A couple of years ago, a friend (Aaron Hodgson) and I built an ABX test box to use with our school’s AES chapter and various equipment experiments at the school. Since I retired last fall, I am not in a position to be part of that testing, but Aaron is “ready and willing” to let anyone who is interested test their hearing at the school or locally. We went to the same extremes with this tester that I’d used on the original ABX box in the 80’s, including using the same mercury-wetted relay. If you really want to know if you can hear the difference between a Presonus preamp and a Great River (or any other brand), this is your chance.

My good friend, Rob Schlette, wrote an article about digital ABX self-testing for the Pro Audio Files, “Audio Perception and ABX Testing.” Not only does he provide readers with links for ABX software and some history, Rob has written an excellent step-by-step testing procedure that should produce consistent results and provide the testee with a lot to consider.

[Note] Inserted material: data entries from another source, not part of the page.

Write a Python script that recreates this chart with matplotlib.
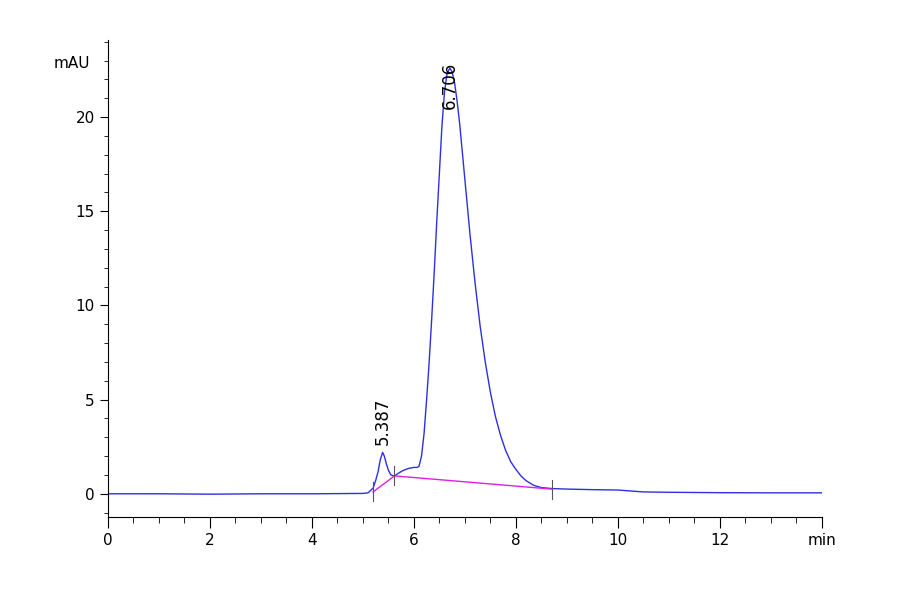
import matplotlib
matplotlib.use("Agg")
import matplotlib.pyplot as plt
from matplotlib.ticker import MultipleLocator

# chromatogram points (min, mAU)
t = [0, 1.0, 2.0, 3.0, 4.0, 5.0, 5.1, 5.2, 5.25, 5.3, 5.34, 5.387, 5.42, 5.46, 5.5, 5.55, 5.6, 5.65,
     5.7, 5.8, 5.9, 6.0, 6.06, 6.1, 6.15, 6.2, 6.25, 6.3, 6.35, 6.4, 6.45, 6.5, 6.55, 6.6, 6.65,
     6.706, 6.75, 6.8, 6.85, 6.9, 7.0, 7.1, 7.2, 7.3, 7.4, 7.5, 7.6, 7.7, 7.8, 7.9, 8.0, 8.1, 8.2,
     8.35, 8.5, 8.7, 9.0, 9.5, 10.0, 10.5, 11.0, 12.0, 13.0, 14.0]
sig = [0, 0.0, -0.02, 0.0, 0.0, 0.02, 0.05, 0.3, 0.7, 1.2, 1.8, 2.2, 2.0, 1.6, 1.25, 1.0, 0.95, 1.0,
       1.1, 1.25, 1.35, 1.4, 1.4, 1.45, 2.0, 3.2, 5.0, 7.0, 9.3, 11.8, 14.5, 17.0, 19.5, 21.3, 22.3,
       22.6, 22.4, 21.8, 20.8, 19.6, 16.7, 13.8, 11.2, 8.9, 7.0, 5.4, 4.1, 3.1, 2.3, 1.7, 1.3, 0.95, 0.7,
       0.45, 0.33, 0.28, 0.25, 0.22, 0.2, 0.1, 0.08, 0.06, 0.05, 0.05]

# integration baseline
base_t = [5.2, 5.62, 8.7]
base_y = [0.1, 0.95, 0.25]

peak_t = [5.387, 6.706]
peak_y = [2.2, 22.6]
peak_lbl = ["5.387", "6.706"]
lbl_off = [0.4, -2.2]

fig = plt.figure(figsize=(9, 5.94), dpi=100)
ax = fig.add_axes([0.12, 0.13, 0.793, 0.803])
ax.plot(t, sig, color="#2f2fe0", lw=1)
ax.plot(base_t, base_y, color="#e020e0", lw=1)
for bt, by in zip(base_t, base_y):
    ax.plot([bt, bt], [by - 0.5, by + 0.5], color="#555555", lw=0.8)
for pt, py, lb, off in zip(peak_t, peak_y, peak_lbl, lbl_off):
    ax.text(pt, py + off, lb, rotation=90, ha="center", va="bottom", fontsize=12)

ax.set_xlim(0, 14)
ax.set_ylim(-1.22, 24.1)
ax.spines["top"].set_visible(False)
ax.spines["right"].set_visible(False)
ax.xaxis.set_major_locator(MultipleLocator(2))
ax.xaxis.set_minor_locator(MultipleLocator(0.5))
ax.yaxis.set_major_locator(MultipleLocator(5))
ax.yaxis.set_minor_locator(MultipleLocator(1))
ax.tick_params(axis="x", which="major", length=8, labelsize=11)
ax.tick_params(axis="x", which="minor", length=4)
ax.tick_params(axis="y", which="major", length=6, labelsize=11)
ax.tick_params(axis="y", which="minor", length=3)
xt = [0, 2, 4, 6, 8, 10, 12, 14]
ax.set_xticks(xt)
ax.set_xticklabels([str(v) for v in xt[:-1]] + ["min"])
ax.set_yticks([0, 5, 10, 15, 20])
ax.text(-0.025, 0.95, "mAU", transform=ax.transAxes, ha="right", va="center", fontsize=11)
fig.savefig("out.png")
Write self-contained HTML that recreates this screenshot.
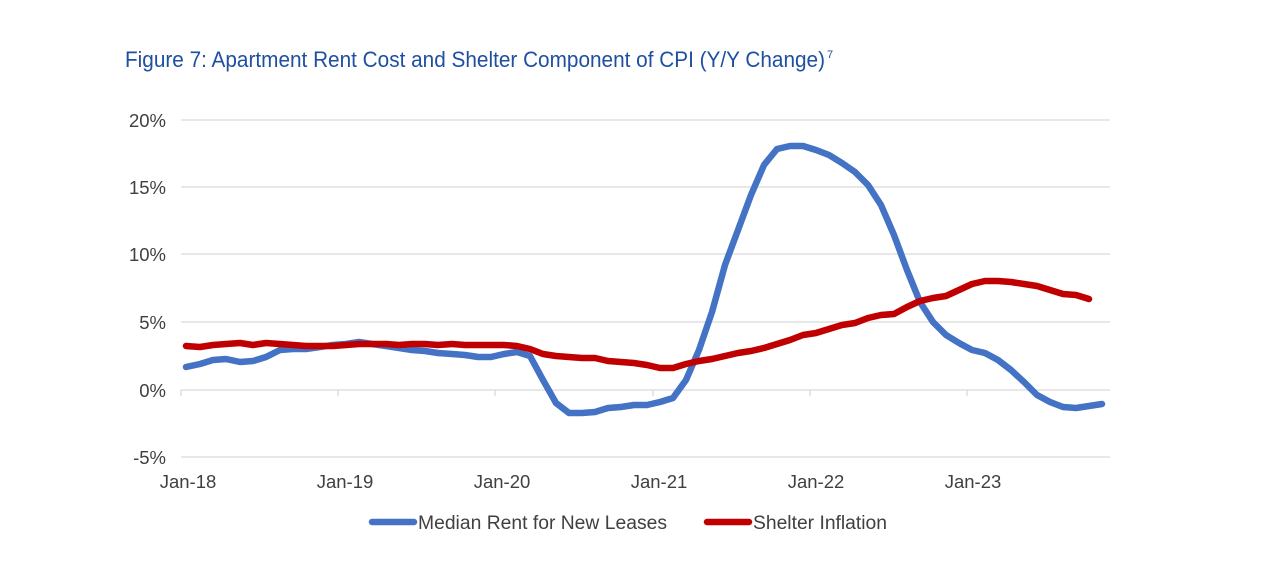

At the digital signal level, there are several ABX test programs you can play with for free. Try more than one to be sure your results are consistent.

On the other hand, if you don’t want to know what you can’t hear, you’re not alone. My experience demonstrated that most “professional audio engineers” were happier not knowing their limitations and became downright hostile when they discovered their golden ears were tin. If that’s you, have fun blowing your money on overpriced gear and get used to knowing that the music you play and record will be something different than your illusions.